Mais voilà : le défi que doivent relever tant les chrétiens ordinaires que les autorités ecclésiales, c’est d’en arriver à lire avec une juste lucidité spirituelle et pastorale la réalité des sociétés diverses dans lesquelles ils sont plongés. Et pour ce faire, notons-le, ils sont profondément conditionnés par leurs héritages religieux, par leur culture propre, et même par la situation politique de leurs pays. Ce conditionnement vient souvent contrecarrer le travail de l’Esprit Saint. Il arrive que des décisions pastorales boiteuses soient prises ou que les opposants aux décisions de l’autorité se montrent aveugles. Nous pouvons le déplorer, mais ne pas trop nous en surprendre. Dans l’univers de la foi à vivre au quotidien, les tâtonnements sont normaux. Apprenons à reconnaître que Dieu sait faire son chemin même si les détours qu’il fait nous surprennent et nous frustrent. Sachons surtout reconnaître que son amour va nous mener à la vie en plénitude.

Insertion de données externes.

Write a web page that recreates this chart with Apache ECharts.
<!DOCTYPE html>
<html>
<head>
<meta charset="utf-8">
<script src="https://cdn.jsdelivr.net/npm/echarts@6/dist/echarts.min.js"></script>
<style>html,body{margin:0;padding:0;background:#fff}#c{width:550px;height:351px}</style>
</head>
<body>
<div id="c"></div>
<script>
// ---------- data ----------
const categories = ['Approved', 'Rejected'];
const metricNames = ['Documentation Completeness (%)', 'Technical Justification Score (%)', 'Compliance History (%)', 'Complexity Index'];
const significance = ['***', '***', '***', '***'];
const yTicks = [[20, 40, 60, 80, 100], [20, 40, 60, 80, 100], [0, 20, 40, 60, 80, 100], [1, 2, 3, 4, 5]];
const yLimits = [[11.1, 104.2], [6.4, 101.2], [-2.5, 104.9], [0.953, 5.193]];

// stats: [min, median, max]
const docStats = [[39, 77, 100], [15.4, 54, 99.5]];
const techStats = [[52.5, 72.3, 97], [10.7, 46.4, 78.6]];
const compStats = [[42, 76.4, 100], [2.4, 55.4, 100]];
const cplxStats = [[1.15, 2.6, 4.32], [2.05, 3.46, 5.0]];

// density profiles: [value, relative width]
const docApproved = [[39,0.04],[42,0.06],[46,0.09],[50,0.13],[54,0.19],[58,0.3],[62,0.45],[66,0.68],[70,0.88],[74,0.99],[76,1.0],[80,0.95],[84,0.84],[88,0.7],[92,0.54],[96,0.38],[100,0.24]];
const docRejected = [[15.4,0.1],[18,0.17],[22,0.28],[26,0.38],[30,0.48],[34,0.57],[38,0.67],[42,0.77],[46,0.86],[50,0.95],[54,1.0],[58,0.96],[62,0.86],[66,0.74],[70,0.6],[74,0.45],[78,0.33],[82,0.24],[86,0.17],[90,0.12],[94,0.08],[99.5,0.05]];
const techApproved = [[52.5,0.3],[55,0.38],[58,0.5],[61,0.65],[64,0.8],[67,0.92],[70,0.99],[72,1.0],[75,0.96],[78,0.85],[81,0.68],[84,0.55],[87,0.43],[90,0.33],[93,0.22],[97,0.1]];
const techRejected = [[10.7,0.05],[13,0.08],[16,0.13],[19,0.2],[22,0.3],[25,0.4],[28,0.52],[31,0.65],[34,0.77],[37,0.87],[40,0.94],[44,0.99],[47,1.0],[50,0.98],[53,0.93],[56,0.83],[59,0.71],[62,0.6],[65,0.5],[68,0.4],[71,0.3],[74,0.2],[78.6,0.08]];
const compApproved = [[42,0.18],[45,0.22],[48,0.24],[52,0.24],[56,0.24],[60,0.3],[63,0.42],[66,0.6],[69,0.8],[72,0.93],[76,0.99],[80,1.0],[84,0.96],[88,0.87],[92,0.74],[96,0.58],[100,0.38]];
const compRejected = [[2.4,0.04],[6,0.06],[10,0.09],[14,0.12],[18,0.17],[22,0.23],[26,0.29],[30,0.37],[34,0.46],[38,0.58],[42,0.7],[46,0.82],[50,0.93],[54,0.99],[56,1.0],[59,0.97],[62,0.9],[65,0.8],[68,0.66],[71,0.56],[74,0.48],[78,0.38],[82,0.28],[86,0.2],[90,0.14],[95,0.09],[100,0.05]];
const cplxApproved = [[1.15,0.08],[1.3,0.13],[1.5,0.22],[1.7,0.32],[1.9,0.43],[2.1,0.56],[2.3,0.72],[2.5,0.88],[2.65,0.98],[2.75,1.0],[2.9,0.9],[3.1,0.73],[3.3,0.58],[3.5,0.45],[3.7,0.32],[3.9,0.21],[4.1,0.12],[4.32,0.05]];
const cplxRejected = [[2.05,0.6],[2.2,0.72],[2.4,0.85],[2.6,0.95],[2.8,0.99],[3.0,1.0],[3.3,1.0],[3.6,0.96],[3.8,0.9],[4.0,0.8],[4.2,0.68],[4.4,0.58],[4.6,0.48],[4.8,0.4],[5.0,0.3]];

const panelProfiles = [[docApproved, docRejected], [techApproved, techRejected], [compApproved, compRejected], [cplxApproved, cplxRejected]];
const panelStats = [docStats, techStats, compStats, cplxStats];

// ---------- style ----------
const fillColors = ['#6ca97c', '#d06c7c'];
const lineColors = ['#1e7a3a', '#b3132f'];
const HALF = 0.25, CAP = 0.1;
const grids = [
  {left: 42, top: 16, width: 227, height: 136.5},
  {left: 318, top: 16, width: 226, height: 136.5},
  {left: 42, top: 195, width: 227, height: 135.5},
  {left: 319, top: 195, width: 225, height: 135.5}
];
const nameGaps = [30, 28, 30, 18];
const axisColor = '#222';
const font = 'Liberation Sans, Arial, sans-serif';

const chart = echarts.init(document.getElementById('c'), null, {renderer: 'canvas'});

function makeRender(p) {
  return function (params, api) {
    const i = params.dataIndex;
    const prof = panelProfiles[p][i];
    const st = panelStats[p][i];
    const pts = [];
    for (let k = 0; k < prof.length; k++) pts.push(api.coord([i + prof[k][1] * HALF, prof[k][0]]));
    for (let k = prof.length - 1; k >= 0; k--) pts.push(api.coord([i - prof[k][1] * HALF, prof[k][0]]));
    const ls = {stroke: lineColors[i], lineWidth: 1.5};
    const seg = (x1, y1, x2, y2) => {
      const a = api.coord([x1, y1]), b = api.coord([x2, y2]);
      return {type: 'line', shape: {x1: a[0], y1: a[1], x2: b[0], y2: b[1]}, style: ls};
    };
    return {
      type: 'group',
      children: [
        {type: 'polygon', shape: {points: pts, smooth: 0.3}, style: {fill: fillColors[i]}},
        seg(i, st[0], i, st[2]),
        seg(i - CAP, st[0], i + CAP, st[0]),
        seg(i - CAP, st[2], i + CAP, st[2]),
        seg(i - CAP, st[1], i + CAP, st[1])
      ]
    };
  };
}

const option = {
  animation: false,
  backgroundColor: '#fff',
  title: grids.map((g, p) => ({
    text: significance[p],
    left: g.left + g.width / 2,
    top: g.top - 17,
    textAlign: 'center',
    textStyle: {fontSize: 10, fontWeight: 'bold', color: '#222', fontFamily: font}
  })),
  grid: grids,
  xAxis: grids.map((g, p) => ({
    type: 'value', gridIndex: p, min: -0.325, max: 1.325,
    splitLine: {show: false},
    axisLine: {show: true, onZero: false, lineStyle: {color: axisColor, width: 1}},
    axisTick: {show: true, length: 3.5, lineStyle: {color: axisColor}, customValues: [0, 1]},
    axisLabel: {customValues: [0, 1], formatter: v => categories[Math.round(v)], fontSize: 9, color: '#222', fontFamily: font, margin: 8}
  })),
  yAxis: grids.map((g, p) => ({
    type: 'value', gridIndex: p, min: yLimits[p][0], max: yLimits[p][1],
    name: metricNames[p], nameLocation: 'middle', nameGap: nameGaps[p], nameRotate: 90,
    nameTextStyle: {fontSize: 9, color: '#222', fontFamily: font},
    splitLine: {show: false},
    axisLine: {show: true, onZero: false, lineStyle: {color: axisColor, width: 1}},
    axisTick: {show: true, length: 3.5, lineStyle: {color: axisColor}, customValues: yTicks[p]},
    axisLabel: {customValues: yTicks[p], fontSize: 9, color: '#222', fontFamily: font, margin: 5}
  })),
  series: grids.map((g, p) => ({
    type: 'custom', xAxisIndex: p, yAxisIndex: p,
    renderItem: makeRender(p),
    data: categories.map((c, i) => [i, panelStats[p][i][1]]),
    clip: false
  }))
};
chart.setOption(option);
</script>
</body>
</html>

Fr. Jean-Louis Larochelle, O.P.
PRIÈRE
Nous t’en prions, Seigneur,
que ta grâce nous devance
et qu’elle nous accompagne toujours,
pour nous rendre attentifs à faire le bien sans relâche.
Par Jésus Christ, ton Fils, notre Seigneur,
lui qui vit et règne avec toi,
dans l’unité du Saint-Esprit,
Dieu, pour les siècles des siècles.
∞ Amen.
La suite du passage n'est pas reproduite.